More likely Mennonite than true Amish. I live about a 30 minute drive from Lancaster, PA, one of the true Amish hubs in the country, and the true Amish do not allow any modern technology in terms of motorized equipment or even electricity from the grid. Most tractors around here that have thoise style steel wheels are owned by Mennonites, which is similar to, but not exactly the same, as the Amish beliefs. The Mennonites that I have talked to say that they do not have any rules against rubber tires, jut that they are very frugal and would rather pay once for a set of steel wheels than several times over the life of the tractor for replacement rubber tires. They all either have welding shops on their farms or have a neighbor who does, and can get a steel wheel repaired if it gets damaged while keeping all of the money within the Mennonite community, but with rubber tires they have to pay money to the "english" which is what they call all of us non-Amish and non-Mennonite Americans.
 
We have a good Amish community all over Michigan. Mennonites are not the same, but similar. The Amish were a religion originally based on not using modern conveniences like phones, electricity, motors, cars, etc. Over the years they have relaxed many of their practices. I've worked with many of them -sawmills, blacksmiths, carpenters, farmers, and they are all friendly and good people. I don't think they have to pay taxes but that may have changed now too.
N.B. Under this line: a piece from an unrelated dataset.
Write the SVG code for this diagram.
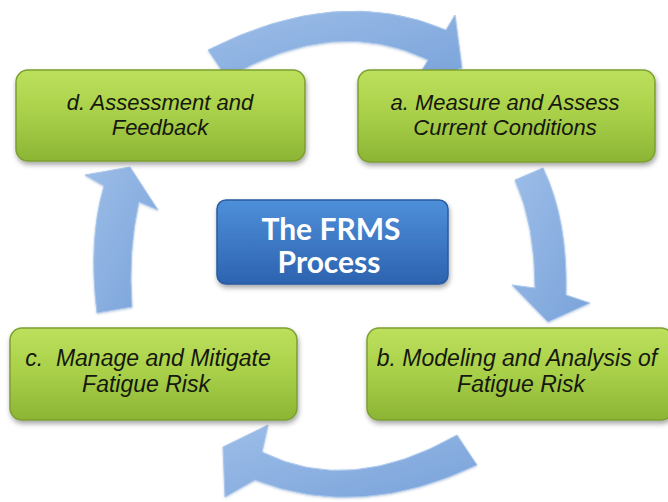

When my uncle passed in 1997, the family farm was sold to an Amish family and I still visit them often; they have done a great job with it. I once asked a father how they got by with living a simple life with no modern conveniences with no TV, radio, and now, computers and cell phones. I asked, "what do you do?" He said why do you think we all have such large families... : > )


Tim Daley(MI)
 
Thoseusing phones usually will have hired a driver and van to get to the auction and the phone will belong to the driver.